_DIRECTION:_ Print the lines starting at the line containing "Output the component" and ending at the line containing "const xTicks = [1, 2, 3, 4, 5, 6, 7];", exactly and in full, without the pictures.

★ ★ ★ ★ ★ ★ ★

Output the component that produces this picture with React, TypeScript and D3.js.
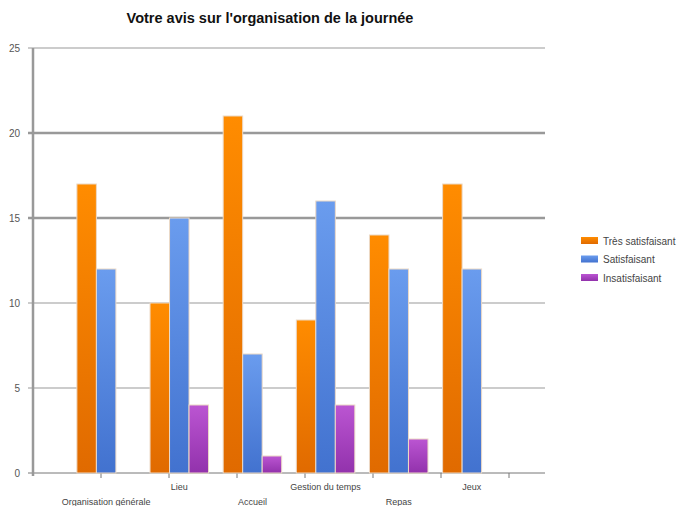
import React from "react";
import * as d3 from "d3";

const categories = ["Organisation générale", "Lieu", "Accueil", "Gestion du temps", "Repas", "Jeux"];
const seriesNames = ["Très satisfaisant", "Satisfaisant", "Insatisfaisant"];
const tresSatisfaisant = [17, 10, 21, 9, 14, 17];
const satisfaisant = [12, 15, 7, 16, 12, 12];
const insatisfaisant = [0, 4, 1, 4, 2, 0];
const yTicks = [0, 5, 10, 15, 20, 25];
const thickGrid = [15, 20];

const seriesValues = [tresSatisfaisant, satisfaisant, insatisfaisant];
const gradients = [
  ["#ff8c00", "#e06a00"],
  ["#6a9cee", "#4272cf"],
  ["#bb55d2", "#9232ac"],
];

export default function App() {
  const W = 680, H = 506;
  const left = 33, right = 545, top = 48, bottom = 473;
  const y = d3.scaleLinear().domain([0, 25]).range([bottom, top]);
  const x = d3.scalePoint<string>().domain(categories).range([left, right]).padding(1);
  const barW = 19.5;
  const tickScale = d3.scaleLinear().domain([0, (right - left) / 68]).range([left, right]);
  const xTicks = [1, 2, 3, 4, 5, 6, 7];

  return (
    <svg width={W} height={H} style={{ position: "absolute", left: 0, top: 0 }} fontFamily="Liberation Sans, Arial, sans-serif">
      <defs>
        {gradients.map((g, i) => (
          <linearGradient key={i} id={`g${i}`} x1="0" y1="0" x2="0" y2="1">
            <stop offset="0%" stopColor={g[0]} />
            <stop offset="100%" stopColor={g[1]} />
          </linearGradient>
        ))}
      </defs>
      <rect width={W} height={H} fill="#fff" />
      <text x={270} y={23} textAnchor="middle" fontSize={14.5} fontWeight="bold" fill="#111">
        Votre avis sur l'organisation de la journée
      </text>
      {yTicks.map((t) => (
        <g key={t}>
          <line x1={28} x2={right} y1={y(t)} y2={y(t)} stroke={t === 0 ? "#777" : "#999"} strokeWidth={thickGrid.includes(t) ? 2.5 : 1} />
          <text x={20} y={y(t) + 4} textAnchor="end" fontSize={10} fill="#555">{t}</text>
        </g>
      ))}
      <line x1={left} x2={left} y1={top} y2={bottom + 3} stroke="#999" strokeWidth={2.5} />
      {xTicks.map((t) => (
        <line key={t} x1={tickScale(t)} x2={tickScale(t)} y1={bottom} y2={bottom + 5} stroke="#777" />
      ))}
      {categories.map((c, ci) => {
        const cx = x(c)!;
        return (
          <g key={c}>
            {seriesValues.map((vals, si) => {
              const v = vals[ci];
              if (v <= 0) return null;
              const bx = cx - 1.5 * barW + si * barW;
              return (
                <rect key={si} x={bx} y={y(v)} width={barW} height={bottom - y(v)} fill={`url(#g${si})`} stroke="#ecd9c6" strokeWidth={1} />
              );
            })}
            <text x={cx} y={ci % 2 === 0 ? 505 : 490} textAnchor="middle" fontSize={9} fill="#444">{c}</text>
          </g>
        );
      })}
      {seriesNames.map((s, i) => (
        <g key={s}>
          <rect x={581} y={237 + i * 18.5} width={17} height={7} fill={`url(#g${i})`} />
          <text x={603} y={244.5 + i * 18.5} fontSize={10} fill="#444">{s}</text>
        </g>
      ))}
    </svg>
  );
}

★ ★ ★ ★ ★ ★ ★

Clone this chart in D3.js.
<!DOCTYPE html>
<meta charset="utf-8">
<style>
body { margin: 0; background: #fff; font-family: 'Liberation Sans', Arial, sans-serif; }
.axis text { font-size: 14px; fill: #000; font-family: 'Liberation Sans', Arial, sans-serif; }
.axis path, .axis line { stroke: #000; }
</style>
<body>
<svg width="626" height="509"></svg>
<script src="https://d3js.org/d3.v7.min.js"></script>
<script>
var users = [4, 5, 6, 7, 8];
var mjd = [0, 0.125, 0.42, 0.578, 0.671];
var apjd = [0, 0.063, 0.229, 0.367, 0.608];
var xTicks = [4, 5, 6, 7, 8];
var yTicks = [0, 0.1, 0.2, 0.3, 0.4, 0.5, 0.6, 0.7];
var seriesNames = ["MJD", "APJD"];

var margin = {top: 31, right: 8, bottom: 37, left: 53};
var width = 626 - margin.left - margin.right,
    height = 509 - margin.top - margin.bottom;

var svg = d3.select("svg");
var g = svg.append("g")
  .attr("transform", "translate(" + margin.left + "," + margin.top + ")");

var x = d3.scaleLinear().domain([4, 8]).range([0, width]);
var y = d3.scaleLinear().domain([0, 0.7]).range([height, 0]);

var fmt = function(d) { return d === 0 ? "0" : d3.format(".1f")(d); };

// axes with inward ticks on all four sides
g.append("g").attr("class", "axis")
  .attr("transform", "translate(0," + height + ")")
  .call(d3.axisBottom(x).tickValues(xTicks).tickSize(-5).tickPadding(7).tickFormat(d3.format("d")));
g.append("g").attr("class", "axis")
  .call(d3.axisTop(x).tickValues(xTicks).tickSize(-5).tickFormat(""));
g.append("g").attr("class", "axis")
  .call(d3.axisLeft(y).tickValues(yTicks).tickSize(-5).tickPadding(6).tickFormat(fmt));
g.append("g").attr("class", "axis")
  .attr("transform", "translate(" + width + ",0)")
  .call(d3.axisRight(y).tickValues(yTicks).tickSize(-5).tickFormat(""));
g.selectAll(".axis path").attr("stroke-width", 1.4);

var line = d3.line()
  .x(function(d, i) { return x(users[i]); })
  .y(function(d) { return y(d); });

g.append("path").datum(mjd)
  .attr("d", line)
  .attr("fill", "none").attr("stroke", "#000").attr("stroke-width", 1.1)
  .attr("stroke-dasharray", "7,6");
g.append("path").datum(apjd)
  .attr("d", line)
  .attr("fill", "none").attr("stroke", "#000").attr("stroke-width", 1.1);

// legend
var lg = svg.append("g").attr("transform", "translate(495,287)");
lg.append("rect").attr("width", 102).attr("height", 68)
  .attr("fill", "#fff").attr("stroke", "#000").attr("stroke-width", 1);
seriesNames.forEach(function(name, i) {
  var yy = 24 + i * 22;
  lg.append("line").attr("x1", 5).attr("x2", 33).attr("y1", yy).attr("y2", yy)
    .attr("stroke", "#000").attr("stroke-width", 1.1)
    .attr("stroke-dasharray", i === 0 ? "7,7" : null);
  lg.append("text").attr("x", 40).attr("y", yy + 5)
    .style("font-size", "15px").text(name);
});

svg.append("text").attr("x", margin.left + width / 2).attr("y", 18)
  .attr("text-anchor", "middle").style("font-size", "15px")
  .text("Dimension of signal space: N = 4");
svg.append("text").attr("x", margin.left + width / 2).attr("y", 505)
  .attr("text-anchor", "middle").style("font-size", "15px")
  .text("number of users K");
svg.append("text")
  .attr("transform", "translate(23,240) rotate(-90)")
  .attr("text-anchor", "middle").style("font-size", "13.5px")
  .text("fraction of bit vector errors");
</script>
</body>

★ ★ ★ ★ ★ ★ ★

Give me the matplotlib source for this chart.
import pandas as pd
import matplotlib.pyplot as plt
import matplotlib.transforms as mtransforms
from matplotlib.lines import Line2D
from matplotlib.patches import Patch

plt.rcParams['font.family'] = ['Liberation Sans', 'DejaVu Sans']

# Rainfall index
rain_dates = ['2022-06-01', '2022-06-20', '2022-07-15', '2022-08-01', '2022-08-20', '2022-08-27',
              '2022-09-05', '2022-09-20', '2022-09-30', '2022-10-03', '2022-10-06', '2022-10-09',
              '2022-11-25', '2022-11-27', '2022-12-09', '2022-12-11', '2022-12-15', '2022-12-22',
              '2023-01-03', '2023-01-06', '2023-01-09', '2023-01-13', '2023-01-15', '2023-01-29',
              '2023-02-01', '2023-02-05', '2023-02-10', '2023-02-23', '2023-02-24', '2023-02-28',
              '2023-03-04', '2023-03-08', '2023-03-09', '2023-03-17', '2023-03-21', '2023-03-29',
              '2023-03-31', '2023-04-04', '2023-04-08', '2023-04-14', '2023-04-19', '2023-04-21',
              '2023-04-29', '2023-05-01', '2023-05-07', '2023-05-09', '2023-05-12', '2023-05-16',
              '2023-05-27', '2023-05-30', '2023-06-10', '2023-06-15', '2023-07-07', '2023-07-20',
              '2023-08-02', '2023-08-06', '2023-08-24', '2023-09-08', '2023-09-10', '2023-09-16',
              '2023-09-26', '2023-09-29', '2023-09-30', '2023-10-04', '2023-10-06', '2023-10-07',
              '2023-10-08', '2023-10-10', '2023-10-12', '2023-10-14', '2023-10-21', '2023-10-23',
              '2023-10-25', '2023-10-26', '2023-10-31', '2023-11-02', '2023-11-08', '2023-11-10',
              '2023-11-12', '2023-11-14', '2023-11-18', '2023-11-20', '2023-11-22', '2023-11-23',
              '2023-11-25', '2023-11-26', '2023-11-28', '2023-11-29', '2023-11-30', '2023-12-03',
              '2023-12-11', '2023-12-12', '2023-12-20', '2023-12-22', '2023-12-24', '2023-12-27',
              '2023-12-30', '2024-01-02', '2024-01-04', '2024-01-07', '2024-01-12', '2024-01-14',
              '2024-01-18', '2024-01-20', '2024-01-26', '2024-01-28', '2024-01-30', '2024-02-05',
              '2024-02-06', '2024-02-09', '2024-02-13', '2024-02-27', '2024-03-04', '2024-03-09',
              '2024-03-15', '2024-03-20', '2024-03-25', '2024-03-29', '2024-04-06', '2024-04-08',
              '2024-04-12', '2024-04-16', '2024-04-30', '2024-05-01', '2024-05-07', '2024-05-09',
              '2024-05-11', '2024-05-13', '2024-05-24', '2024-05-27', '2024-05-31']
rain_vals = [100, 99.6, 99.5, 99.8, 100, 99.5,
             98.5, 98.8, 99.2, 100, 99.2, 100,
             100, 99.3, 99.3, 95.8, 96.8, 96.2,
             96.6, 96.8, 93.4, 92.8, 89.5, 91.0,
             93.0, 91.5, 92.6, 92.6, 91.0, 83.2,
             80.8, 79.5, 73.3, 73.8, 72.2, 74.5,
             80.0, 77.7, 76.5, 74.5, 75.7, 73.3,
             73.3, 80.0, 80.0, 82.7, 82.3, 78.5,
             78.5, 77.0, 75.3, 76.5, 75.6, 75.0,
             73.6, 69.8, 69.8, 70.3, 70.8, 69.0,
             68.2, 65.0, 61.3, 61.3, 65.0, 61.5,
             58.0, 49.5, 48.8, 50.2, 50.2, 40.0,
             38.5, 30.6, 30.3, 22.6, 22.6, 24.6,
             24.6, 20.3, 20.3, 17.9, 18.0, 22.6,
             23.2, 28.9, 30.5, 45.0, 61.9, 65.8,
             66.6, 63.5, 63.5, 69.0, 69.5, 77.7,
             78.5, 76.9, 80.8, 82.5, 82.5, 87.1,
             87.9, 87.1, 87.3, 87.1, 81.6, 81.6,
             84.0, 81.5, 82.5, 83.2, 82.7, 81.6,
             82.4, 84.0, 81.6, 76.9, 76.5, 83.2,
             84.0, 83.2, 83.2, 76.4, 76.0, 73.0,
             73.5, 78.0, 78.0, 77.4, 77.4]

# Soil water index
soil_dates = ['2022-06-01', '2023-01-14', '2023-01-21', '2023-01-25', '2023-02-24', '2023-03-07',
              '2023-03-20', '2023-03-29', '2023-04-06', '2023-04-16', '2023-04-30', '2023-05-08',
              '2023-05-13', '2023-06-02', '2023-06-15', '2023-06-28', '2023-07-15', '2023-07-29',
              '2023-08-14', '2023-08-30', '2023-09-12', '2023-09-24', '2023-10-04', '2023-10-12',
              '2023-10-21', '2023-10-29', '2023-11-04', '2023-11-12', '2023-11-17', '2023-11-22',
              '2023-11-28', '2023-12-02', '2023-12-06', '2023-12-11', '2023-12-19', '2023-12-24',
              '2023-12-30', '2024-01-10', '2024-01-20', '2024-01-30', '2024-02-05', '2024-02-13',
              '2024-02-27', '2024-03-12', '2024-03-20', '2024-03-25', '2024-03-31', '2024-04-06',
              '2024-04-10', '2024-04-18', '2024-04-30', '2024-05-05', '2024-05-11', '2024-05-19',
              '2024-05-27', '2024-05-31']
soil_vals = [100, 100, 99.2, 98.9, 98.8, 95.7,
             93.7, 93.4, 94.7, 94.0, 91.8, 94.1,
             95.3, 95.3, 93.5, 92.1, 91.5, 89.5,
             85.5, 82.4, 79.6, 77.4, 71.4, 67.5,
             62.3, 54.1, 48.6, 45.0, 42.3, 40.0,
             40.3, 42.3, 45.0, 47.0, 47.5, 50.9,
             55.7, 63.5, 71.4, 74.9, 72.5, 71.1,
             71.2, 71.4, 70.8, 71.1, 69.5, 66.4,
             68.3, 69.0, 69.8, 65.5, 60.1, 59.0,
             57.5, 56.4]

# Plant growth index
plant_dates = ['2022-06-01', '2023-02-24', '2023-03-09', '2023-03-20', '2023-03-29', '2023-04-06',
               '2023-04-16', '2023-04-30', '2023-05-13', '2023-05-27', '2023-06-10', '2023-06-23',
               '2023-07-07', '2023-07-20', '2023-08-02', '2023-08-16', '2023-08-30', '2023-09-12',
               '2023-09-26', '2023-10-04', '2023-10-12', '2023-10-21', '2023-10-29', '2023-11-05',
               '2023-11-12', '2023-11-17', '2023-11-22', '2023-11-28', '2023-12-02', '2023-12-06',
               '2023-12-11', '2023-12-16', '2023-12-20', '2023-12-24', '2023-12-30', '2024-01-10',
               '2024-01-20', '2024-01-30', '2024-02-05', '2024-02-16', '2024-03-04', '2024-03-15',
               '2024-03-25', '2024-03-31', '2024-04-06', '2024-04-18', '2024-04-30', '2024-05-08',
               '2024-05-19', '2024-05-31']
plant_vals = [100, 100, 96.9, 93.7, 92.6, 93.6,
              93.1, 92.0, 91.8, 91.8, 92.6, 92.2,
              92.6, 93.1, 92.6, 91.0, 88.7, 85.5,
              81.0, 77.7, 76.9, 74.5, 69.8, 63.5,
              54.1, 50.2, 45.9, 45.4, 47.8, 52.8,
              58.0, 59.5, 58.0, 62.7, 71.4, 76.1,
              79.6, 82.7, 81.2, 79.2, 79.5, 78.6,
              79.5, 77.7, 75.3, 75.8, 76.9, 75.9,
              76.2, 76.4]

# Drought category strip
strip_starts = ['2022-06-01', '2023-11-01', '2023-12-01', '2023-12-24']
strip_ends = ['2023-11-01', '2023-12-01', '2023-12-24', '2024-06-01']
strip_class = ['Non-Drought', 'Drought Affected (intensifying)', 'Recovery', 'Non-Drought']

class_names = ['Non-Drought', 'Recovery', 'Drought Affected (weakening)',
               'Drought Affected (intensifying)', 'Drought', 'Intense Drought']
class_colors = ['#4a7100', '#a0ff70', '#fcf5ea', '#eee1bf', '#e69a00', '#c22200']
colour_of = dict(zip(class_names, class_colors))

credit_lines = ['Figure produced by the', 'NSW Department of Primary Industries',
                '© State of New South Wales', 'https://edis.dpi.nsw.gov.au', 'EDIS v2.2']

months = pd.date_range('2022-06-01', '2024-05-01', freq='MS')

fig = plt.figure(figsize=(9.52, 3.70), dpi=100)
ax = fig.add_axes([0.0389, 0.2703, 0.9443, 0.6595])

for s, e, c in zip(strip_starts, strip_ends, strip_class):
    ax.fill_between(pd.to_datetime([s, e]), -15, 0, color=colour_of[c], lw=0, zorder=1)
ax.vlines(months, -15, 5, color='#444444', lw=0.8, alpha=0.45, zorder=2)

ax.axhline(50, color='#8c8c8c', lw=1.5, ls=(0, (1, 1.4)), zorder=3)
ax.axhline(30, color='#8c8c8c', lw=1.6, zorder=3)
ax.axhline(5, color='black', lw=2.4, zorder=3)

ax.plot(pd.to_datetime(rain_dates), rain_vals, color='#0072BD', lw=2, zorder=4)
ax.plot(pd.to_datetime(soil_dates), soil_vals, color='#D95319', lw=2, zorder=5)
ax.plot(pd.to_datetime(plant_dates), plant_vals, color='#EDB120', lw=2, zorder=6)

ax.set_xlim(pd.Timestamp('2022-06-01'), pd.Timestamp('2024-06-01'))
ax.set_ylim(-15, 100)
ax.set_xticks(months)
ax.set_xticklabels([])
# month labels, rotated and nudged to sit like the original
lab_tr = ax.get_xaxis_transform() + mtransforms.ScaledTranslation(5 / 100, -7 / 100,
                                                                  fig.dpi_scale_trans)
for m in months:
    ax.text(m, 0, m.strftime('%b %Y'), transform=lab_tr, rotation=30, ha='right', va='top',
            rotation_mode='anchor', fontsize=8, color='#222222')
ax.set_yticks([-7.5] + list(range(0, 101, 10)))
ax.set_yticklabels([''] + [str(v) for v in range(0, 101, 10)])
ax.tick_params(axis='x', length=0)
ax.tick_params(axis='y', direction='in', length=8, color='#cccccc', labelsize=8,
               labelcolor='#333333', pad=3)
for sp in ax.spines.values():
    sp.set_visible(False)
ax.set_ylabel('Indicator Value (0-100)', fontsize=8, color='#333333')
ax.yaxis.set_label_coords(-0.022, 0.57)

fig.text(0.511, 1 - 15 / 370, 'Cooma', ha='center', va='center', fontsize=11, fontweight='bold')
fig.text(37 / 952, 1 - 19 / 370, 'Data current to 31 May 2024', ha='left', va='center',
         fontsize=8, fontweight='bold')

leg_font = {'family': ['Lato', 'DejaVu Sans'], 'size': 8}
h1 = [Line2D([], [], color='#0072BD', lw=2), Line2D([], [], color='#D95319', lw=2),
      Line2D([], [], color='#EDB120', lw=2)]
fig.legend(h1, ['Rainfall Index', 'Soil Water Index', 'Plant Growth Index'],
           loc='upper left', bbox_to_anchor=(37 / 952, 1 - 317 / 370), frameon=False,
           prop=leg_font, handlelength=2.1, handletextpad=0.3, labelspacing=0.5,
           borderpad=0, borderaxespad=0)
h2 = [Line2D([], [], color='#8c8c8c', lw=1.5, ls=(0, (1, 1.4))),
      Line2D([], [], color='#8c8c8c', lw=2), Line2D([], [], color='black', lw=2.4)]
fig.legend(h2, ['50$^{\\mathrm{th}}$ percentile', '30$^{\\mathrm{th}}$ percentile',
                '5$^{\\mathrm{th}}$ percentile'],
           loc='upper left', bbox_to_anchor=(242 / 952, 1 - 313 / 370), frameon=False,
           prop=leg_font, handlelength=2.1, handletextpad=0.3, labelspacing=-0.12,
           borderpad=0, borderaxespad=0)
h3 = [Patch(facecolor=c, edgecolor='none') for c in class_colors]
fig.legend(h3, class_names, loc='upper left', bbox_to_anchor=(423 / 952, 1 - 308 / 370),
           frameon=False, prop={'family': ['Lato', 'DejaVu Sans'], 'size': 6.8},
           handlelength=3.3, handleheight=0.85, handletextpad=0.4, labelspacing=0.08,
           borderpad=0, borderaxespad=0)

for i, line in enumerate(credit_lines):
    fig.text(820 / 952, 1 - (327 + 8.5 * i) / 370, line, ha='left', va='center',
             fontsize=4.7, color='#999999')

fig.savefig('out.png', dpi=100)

★ ★ ★ ★ ★ ★ ★

_FINISHED TASK:_
Output the component that produces this picture with React, TypeScript and D3.js.
import React from "react";
import * as d3 from "d3";

const categories = ["Organisation générale", "Lieu", "Accueil", "Gestion du temps", "Repas", "Jeux"];
const seriesNames = ["Très satisfaisant", "Satisfaisant", "Insatisfaisant"];
const tresSatisfaisant = [17, 10, 21, 9, 14, 17];
const satisfaisant = [12, 15, 7, 16, 12, 12];
const insatisfaisant = [0, 4, 1, 4, 2, 0];
const yTicks = [0, 5, 10, 15, 20, 25];
const thickGrid = [15, 20];

const seriesValues = [tresSatisfaisant, satisfaisant, insatisfaisant];
const gradients = [
  ["#ff8c00", "#e06a00"],
  ["#6a9cee", "#4272cf"],
  ["#bb55d2", "#9232ac"],
];

export default function App() {
  const W = 680, H = 506;
  const left = 33, right = 545, top = 48, bottom = 473;
  const y = d3.scaleLinear().domain([0, 25]).range([bottom, top]);
  const x = d3.scalePoint<string>().domain(categories).range([left, right]).padding(1);
  const barW = 19.5;
  const tickScale = d3.scaleLinear().domain([0, (right - left) / 68]).range([left, right]);
  const xTicks = [1, 2, 3, 4, 5, 6, 7];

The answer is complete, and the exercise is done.